After the Riots: Can Social Media Stand Up Against the Bad Press?
By Brennon Slattery
Social media played a vital and controversial role in the 2011 England riots that ravaged many London districts, as well as some smaller towns and villages. Though not everyone was logging into apps such as Twitter and Facebook to perpetrate destruction–many were using these outlets as portals for organizing cleanup activities and assisting police–most of the media’s attention has been focused on the negative.

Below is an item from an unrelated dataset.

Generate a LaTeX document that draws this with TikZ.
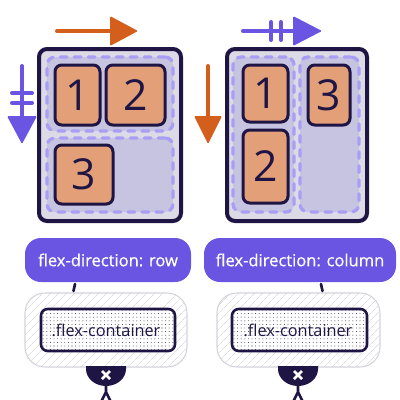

Courts are now handing down lofty sentences for those accused of inciting violence through social media channels. Jordan Blackshaw, 20, and Perry Sutcliffe-Keenan, 22, were each given four-year jail sentences for attempting to use Facebook to incite homegrown riots, even though nobody (except the police) showed up. Blackshaw’s attorney alleged that his client had set up the Facebook event as a joke. This same defense was used–but successfully–for 19-year-old Joshua Moulinie, who used Facebook to encourage trashing a convenience store.
There are more questionably tough sentences coming through as well. As Mashable noted, one person was given a six month sentence for stealing a $5 case of bottled water. Another person–who did not personally indulge in rioting at all–received a five month sentence for “wearing a pair of stolen shorts her roommate gave her.” A 20-year-old from Colchester, England, was arrested for organizing a harmless mass water gun fight on Facebook, a non-violent activity similar to the flash mobs that gather for huge pillow fights.
The problem here is not that criminals are being rightfully punished, but that the more we focus on the negative aspects of social media, the more we forget or dismiss the positive, such as the central roles Facebook and Twitter played in sparking important change in places like Egypt and Iran.
There are so many new ways to communicate, with more coming all the time. We shouldn’t start blaming social media–which is merely a channel–for an individual’s bad behavior, or there will be no telling what it’ll be blamed for next.